DESCRIPTION OF THE TASK:
An exact copy of all the data is required, with pictures left out.

DATA:

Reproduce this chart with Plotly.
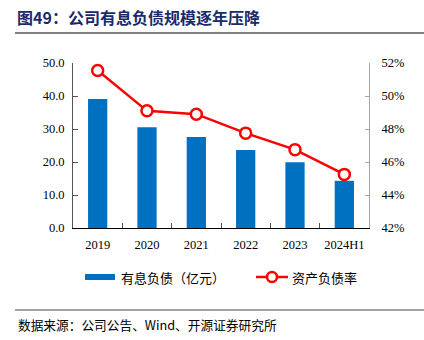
import plotly.graph_objects as go

categories = ["2019", "2020", "2021", "2022", "2023", "2024H1"]
debt = [39.1, 30.5, 27.6, 23.6, 19.9, 14.3]
ratio = [51.55, 49.1, 48.9, 47.75, 46.75, 45.25]
left_ticks = [0, 10, 20, 30, 40, 50]
right_ticks = [42, 44, 46, 48, 50, 52]
right_labels = ["42%", "44%", "46%", "48%", "50%", "52%"]

W, H = 424, 340
L, R, T, B = 73, 55, 63, 112

serif = "Liberation Serif, Times New Roman, serif"
cjk = "Noto Sans CJK SC, sans-serif"

fig = go.Figure()
fig.add_trace(go.Bar(x=categories, y=debt, marker=dict(color="#0070C0", line=dict(width=0)),
                     width=0.39, name="有息负债（亿元）", yaxis="y"))
fig.add_trace(go.Scatter(x=categories, y=ratio, mode="lines+markers", name="资产负债率",
                         line=dict(color="#FF0000", width=2.5),
                         marker=dict(symbol="circle", size=11, color="white",
                                     line=dict(color="#FF0000", width=2.5)),
                         yaxis="y2"))

fig.update_layout(
    width=W, height=H,
    margin=dict(l=L, r=R, t=T, b=B, pad=0),
    paper_bgcolor="white", plot_bgcolor="white",
    showlegend=False,
    xaxis=dict(type="category", showline=True, linecolor="#000000", linewidth=1,
               ticks="inside", ticklen=5, tickcolor="#555555", tickson="boundaries",
               showgrid=False, tickfont=dict(family=serif, size=12.5, color="#000"),
               ticklabelstandoff=5),
    yaxis=dict(range=[0, 50], tickvals=left_ticks, tickformat=".1f", showline=True,
               linecolor="#555555", linewidth=1, ticks="inside", ticklen=5, tickcolor="#555555",
               showgrid=False, zeroline=False, ticklabelstandoff=5,
               tickfont=dict(family=serif, size=12.5, color="#000")),
    yaxis2=dict(range=[42, 52], tickmode="array", tickvals=right_ticks, ticktext=right_labels,
                overlaying="y", side="right",
                showline=True, linecolor="#A6A6A6", linewidth=1, ticks="inside", ticklen=4,
                tickcolor="#A6A6A6", showgrid=False, zeroline=False, ticklabelstandoff=9,
                tickfont=dict(family=serif, size=12.5, color="#000")),
)

def pxx(x):
    return (x - L) / (W - L - R)

def pxy(y):
    return (H - B - y) / (H - T - B)

shapes = [
    dict(type="line", xref="paper", yref="paper", x0=pxx(15), x1=pxx(W),
         y0=pxy(33), y1=pxy(33), line=dict(color="#808080", width=2)),
    dict(type="line", xref="paper", yref="paper", x0=pxx(15), x1=pxx(W),
         y0=pxy(310), y1=pxy(310), line=dict(color="#808080", width=1.5)),
    dict(type="rect", xref="paper", yref="paper", x0=pxx(85), x1=pxx(115),
         y0=pxy(280), y1=pxy(274), fillcolor="#0070C0", line=dict(width=0)),
    dict(type="line", xref="paper", yref="paper", x0=pxx(256), x1=pxx(288),
         y0=pxy(277), y1=pxy(277), line=dict(color="#FF0000", width=2.5)),
    dict(type="circle", xref="paper", yref="paper", x0=pxx(267), x1=pxx(277),
         y0=pxy(282), y1=pxy(272), fillcolor="white", line=dict(color="#FF0000", width=2.5)),
]
fig.update_layout(shapes=shapes)

annotations = [
    dict(text="<b>图49：公司有息负债规模逐年压降</b>", xref="paper", yref="paper",
         x=pxx(15), y=pxy(17), xanchor="left", yanchor="middle", showarrow=False,
         font=dict(family=cjk, size=16, color="#1B2A6B")),
    dict(text="有息负债（亿元）", xref="paper", yref="paper", x=pxx(119), y=pxy(277),
         xanchor="left", yanchor="middle", showarrow=False,
         font=dict(family=cjk, size=13, color="#000")),
    dict(text="资产负债率", xref="paper", yref="paper", x=pxx(290), y=pxy(277),
         xanchor="left", yanchor="middle", showarrow=False,
         font=dict(family=cjk, size=13, color="#000")),
    dict(text="数据来源：公司公告、Wind、开源证券研究所", xref="paper", yref="paper",
         x=pxx(16), y=pxy(324), xanchor="left", yanchor="middle", showarrow=False,
         font=dict(family=cjk, size=12.7, color="#000")),
]
fig.update_layout(annotations=annotations)

fig.write_html("out.html")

EXERCISE RESULT:
Reproduce this chart with Plotly.
import plotly.graph_objects as go

categories = ["2019", "2020", "2021", "2022", "2023", "2024H1"]
debt = [39.1, 30.5, 27.6, 23.6, 19.9, 14.3]
ratio = [51.55, 49.1, 48.9, 47.75, 46.75, 45.25]
left_ticks = [0, 10, 20, 30, 40, 50]
right_ticks = [42, 44, 46, 48, 50, 52]
right_labels = ["42%", "44%", "46%", "48%", "50%", "52%"]

W, H = 424, 340
L, R, T, B = 73, 55, 63, 112

serif = "Liberation Serif, Times New Roman, serif"
cjk = "Noto Sans CJK SC, sans-serif"

fig = go.Figure()
fig.add_trace(go.Bar(x=categories, y=debt, marker=dict(color="#0070C0", line=dict(width=0)),
                     width=0.39, name="有息负债（亿元）", yaxis="y"))
fig.add_trace(go.Scatter(x=categories, y=ratio, mode="lines+markers", name="资产负债率",
                         line=dict(color="#FF0000", width=2.5),
                         marker=dict(symbol="circle", size=11, color="white",
                                     line=dict(color="#FF0000", width=2.5)),
                         yaxis="y2"))

fig.update_layout(
    width=W, height=H,
    margin=dict(l=L, r=R, t=T, b=B, pad=0),
    paper_bgcolor="white", plot_bgcolor="white",
    showlegend=False,
    xaxis=dict(type="category", showline=True, linecolor="#000000", linewidth=1,
               ticks="inside", ticklen=5, tickcolor="#555555", tickson="boundaries",
               showgrid=False, tickfont=dict(family=serif, size=12.5, color="#000"),
               ticklabelstandoff=5),
    yaxis=dict(range=[0, 50], tickvals=left_ticks, tickformat=".1f", showline=True,
               linecolor="#555555", linewidth=1, ticks="inside", ticklen=5, tickcolor="#555555",
               showgrid=False, zeroline=False, ticklabelstandoff=5,
               tickfont=dict(family=serif, size=12.5, color="#000")),
    yaxis2=dict(range=[42, 52], tickmode="array", tickvals=right_ticks, ticktext=right_labels,
                overlaying="y", side="right",
                showline=True, linecolor="#A6A6A6", linewidth=1, ticks="inside", ticklen=4,
                tickcolor="#A6A6A6", showgrid=False, zeroline=False, ticklabelstandoff=9,
                tickfont=dict(family=serif, size=12.5, color="#000")),
)

def pxx(x):
    return (x - L) / (W - L - R)

def pxy(y):
    return (H - B - y) / (H - T - B)

shapes = [
    dict(type="line", xref="paper", yref="paper", x0=pxx(15), x1=pxx(W),
         y0=pxy(33), y1=pxy(33), line=dict(color="#808080", width=2)),
    dict(type="line", xref="paper", yref="paper", x0=pxx(15), x1=pxx(W),
         y0=pxy(310), y1=pxy(310), line=dict(color="#808080", width=1.5)),
    dict(type="rect", xref="paper", yref="paper", x0=pxx(85), x1=pxx(115),
         y0=pxy(280), y1=pxy(274), fillcolor="#0070C0", line=dict(width=0)),
    dict(type="line", xref="paper", yref="paper", x0=pxx(256), x1=pxx(288),
         y0=pxy(277), y1=pxy(277), line=dict(color="#FF0000", width=2.5)),
    dict(type="circle", xref="paper", yref="paper", x0=pxx(267), x1=pxx(277),
         y0=pxy(282), y1=pxy(272), fillcolor="white", line=dict(color="#FF0000", width=2.5)),
]
fig.update_layout(shapes=shapes)

annotations = [
    dict(text="<b>图49：公司有息负债规模逐年压降</b>", xref="paper", yref="paper",
         x=pxx(15), y=pxy(17), xanchor="left", yanchor="middle", showarrow=False,
         font=dict(family=cjk, size=16, color="#1B2A6B")),
    dict(text="有息负债（亿元）", xref="paper", yref="paper", x=pxx(119), y=pxy(277),
         xanchor="left", yanchor="middle", showarrow=False,
         font=dict(family=cjk, size=13, color="#000")),
    dict(text="资产负债率", xref="paper", yref="paper", x=pxx(290), y=pxy(277),
         xanchor="left", yanchor="middle", showarrow=False,
         font=dict(family=cjk, size=13, color="#000")),
    dict(text="数据来源：公司公告、Wind、开源证券研究所", xref="paper", yref="paper",
         x=pxx(16), y=pxy(324), xanchor="left", yanchor="middle", showarrow=False,
         font=dict(family=cjk, size=12.7, color="#000")),
]
fig.update_layout(annotations=annotations)

fig.write_html("out.html")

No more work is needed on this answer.